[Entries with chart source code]
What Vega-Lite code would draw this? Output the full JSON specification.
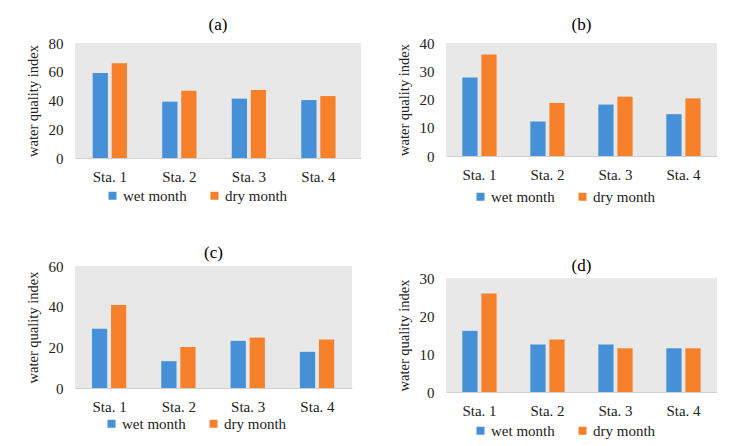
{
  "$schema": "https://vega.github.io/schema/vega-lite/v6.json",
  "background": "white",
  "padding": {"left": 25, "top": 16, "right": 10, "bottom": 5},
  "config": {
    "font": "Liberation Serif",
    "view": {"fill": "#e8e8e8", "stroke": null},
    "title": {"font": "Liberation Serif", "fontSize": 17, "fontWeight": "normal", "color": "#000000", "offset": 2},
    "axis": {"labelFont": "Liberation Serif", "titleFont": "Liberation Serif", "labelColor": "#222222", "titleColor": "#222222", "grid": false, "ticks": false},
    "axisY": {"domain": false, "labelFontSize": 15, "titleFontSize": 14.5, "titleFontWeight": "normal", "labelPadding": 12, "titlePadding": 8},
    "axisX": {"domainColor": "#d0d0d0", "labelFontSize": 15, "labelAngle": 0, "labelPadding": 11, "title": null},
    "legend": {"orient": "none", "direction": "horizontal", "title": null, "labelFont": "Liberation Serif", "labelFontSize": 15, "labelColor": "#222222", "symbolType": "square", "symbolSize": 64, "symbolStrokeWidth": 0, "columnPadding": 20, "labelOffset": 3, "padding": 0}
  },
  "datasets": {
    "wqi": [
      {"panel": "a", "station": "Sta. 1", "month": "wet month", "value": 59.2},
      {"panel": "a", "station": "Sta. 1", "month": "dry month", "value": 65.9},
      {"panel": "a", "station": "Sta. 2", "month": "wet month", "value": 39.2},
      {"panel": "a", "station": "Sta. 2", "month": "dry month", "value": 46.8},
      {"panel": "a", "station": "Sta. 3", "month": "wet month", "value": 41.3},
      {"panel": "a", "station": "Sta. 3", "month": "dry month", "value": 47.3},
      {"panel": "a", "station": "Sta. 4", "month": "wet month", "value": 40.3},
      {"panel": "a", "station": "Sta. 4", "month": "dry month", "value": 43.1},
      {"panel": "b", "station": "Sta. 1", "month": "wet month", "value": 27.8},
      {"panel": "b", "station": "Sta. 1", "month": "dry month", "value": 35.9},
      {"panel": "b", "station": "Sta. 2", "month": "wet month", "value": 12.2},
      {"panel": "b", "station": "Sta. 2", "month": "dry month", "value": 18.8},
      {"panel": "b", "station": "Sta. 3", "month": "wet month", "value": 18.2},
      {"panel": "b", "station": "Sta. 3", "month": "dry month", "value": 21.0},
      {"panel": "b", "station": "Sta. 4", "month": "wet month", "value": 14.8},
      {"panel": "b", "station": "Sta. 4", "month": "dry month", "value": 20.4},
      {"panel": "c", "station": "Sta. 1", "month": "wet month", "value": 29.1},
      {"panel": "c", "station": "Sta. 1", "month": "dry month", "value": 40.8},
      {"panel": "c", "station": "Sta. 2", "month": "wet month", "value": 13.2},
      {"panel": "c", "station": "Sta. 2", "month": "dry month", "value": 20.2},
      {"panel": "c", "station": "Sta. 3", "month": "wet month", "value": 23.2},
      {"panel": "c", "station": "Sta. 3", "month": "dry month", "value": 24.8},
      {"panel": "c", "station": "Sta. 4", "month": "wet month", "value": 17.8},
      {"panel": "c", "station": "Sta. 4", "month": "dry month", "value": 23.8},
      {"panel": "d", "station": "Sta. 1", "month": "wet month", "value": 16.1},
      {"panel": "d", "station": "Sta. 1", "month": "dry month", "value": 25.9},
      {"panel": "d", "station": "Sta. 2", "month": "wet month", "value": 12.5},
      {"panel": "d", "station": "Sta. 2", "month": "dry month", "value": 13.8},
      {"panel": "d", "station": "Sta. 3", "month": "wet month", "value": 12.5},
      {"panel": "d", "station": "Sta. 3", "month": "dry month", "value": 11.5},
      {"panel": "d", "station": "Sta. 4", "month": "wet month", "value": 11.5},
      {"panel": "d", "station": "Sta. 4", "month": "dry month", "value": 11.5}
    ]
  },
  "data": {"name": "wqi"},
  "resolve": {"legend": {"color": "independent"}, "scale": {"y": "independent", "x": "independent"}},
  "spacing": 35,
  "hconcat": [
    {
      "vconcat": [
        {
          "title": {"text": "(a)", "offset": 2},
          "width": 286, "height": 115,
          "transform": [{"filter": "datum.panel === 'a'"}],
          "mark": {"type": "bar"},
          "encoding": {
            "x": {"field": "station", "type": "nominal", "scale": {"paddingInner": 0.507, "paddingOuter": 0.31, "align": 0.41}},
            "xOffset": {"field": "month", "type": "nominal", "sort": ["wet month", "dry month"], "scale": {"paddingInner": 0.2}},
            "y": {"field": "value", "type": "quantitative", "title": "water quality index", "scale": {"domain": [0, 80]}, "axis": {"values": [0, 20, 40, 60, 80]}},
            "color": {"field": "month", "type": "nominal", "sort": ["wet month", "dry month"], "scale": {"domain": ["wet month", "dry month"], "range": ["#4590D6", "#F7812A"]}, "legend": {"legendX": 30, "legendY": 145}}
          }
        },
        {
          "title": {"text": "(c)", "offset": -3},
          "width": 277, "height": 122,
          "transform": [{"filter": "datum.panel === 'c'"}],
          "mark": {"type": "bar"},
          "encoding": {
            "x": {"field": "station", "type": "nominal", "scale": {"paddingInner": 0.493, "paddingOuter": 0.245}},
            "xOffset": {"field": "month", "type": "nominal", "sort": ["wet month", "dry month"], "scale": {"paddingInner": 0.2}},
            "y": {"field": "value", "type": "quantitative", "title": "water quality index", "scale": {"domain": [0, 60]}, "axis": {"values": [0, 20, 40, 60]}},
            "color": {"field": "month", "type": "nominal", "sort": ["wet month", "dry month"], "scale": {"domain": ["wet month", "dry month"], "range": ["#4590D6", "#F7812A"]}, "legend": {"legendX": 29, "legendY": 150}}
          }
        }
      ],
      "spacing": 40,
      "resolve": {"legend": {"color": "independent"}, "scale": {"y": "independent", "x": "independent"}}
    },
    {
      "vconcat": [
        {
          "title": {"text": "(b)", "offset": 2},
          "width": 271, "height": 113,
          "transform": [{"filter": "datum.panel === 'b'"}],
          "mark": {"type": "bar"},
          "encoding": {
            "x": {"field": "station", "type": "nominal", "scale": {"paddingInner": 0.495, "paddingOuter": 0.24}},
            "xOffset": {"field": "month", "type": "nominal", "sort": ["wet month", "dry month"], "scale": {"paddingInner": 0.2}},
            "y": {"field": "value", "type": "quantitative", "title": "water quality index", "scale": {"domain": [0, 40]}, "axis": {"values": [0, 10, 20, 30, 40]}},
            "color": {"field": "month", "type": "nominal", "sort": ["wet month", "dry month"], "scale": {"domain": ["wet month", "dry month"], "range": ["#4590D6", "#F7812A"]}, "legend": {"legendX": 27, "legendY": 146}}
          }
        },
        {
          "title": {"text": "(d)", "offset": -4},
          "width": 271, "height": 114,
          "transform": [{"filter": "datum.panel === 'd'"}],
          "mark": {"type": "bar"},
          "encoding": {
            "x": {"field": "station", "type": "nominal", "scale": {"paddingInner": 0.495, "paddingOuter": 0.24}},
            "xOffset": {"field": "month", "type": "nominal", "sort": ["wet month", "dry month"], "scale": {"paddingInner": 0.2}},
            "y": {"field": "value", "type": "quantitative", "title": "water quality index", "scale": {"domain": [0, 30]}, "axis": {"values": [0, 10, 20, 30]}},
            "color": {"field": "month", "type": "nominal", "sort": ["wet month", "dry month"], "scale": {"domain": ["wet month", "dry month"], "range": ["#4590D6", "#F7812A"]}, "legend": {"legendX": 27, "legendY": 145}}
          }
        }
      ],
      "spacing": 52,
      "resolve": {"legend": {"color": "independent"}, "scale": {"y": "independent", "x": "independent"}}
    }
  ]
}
* * *
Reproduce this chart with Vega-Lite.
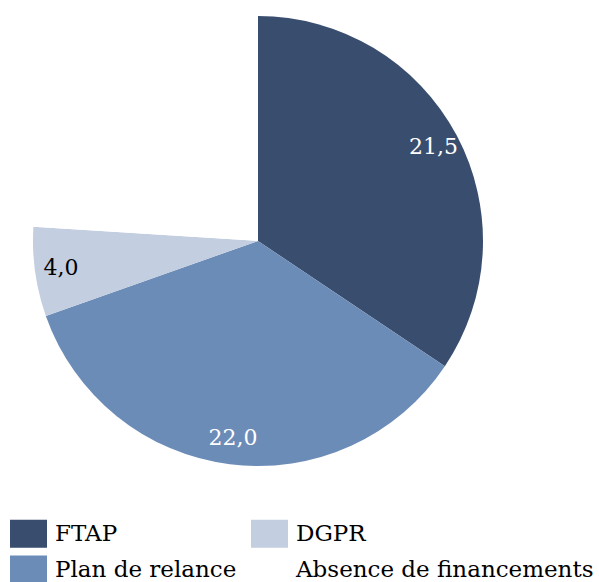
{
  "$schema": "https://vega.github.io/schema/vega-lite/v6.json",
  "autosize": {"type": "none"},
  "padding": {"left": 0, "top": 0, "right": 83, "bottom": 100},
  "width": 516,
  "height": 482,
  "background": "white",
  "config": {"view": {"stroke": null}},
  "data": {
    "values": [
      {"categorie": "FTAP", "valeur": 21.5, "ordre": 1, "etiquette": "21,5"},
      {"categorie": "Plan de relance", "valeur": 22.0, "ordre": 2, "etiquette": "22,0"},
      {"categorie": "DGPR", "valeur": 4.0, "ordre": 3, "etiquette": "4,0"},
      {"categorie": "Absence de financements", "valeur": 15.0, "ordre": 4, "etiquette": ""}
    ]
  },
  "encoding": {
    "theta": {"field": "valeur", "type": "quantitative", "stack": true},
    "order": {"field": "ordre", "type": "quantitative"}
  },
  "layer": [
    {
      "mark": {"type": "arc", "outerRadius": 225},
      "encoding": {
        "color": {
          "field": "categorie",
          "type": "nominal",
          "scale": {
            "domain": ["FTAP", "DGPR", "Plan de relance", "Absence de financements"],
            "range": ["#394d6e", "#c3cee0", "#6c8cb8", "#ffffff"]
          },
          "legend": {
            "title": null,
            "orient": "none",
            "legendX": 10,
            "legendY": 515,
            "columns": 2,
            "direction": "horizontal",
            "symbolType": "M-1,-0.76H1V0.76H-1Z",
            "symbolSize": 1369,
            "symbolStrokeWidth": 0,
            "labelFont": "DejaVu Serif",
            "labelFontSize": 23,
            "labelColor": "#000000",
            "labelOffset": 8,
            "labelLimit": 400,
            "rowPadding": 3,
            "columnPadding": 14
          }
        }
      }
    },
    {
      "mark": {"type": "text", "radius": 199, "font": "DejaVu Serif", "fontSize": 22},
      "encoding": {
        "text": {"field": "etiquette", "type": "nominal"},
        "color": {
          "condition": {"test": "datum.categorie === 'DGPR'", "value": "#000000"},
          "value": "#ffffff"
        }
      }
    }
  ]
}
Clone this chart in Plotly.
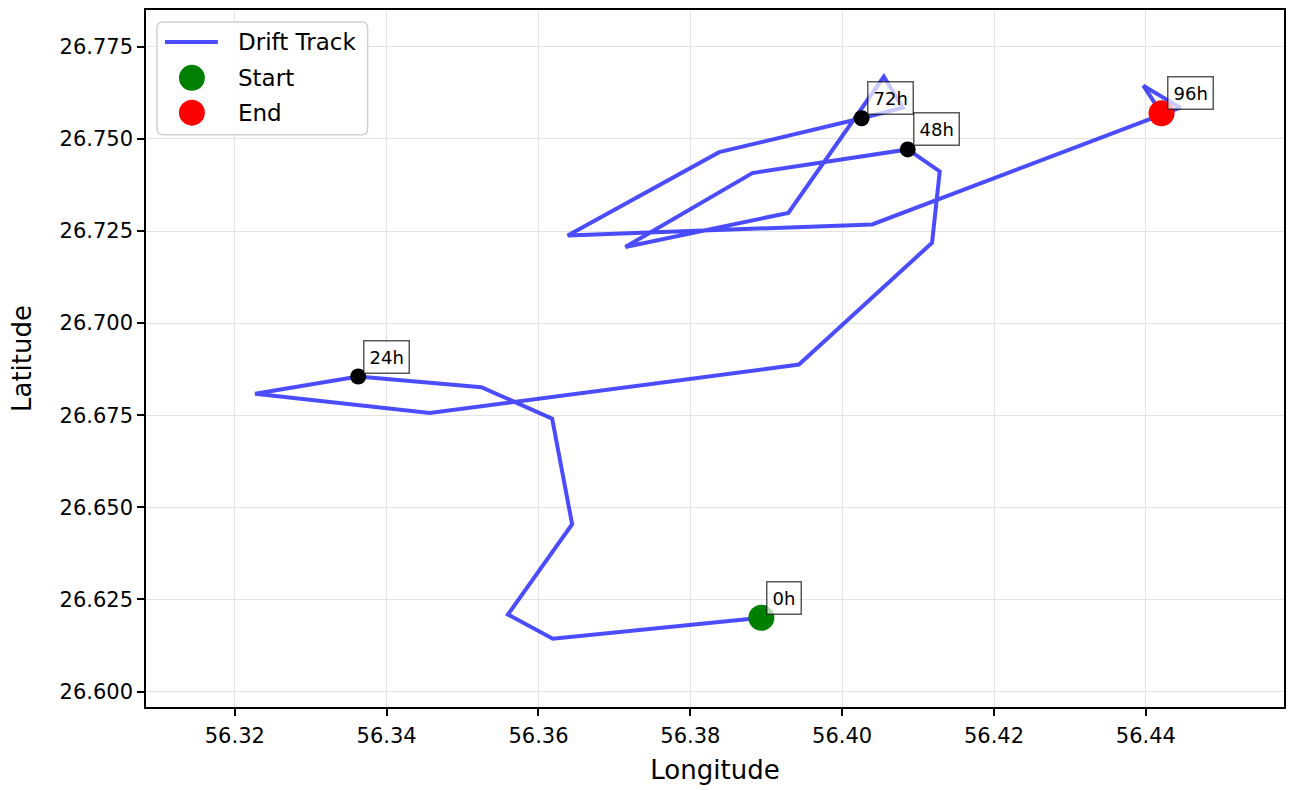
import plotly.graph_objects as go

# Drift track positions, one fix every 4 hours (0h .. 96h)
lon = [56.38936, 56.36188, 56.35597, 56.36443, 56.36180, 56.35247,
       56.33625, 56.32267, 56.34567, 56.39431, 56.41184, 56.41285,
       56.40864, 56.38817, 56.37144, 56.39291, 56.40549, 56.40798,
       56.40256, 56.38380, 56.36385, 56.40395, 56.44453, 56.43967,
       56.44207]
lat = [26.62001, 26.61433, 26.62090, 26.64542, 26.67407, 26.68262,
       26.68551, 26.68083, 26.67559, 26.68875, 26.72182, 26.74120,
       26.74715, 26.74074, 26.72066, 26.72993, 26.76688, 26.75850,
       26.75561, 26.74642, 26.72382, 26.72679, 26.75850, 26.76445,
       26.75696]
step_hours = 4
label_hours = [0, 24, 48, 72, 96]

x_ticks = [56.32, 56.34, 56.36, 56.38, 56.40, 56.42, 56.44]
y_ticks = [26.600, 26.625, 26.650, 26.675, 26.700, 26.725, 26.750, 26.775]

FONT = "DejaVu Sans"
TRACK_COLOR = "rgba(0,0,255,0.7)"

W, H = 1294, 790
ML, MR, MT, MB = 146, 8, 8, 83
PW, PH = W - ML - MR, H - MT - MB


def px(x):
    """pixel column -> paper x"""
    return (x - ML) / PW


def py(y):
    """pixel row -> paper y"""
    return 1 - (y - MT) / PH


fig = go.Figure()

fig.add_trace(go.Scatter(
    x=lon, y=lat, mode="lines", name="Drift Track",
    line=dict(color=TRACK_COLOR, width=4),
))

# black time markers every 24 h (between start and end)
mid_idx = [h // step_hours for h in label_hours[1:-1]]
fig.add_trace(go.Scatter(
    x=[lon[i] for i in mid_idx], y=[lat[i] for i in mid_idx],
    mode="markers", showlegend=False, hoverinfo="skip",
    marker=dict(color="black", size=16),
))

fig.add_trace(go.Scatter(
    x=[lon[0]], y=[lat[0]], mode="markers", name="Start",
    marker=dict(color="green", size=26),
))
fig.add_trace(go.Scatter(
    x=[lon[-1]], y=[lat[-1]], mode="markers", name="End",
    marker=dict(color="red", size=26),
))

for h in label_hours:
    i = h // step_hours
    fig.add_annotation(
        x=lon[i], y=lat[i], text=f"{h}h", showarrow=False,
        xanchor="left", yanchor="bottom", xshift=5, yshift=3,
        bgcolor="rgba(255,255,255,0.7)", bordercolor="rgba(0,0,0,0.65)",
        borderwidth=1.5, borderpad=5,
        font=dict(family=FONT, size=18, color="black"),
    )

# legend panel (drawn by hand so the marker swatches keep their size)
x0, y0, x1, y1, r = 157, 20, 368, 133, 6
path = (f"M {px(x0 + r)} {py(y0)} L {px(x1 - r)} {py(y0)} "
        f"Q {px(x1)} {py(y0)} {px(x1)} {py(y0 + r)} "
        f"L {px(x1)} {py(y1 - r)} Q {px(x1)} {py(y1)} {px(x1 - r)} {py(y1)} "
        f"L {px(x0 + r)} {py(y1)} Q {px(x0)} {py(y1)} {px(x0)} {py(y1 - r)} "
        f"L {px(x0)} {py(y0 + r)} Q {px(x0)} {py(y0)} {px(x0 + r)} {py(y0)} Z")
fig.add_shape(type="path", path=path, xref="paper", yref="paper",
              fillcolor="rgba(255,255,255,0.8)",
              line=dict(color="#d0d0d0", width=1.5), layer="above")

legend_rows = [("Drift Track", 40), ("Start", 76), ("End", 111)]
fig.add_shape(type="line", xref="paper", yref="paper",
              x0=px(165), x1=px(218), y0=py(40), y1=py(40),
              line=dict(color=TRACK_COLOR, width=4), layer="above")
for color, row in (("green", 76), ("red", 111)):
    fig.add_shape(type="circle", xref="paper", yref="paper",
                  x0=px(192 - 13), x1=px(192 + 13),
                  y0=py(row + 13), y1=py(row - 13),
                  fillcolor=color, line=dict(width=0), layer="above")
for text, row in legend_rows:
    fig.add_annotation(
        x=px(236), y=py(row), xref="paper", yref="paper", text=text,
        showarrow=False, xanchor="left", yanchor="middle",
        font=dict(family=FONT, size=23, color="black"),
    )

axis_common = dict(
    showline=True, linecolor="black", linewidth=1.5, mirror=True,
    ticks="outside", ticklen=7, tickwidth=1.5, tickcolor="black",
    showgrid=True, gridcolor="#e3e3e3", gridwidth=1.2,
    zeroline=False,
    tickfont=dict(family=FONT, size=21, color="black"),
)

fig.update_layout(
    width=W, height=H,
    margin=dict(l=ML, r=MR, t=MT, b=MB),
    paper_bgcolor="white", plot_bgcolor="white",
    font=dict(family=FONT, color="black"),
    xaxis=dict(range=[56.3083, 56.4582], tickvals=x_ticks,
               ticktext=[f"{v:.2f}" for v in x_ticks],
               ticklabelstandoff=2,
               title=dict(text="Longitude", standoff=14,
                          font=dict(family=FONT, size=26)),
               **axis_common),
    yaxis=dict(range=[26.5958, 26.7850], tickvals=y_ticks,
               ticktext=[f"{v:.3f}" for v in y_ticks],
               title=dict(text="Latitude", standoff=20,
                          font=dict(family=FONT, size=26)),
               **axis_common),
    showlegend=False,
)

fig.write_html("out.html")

#### Set exercise
Determine how many lines in the records contain "this", and reply with the number only.

#### Completed task
3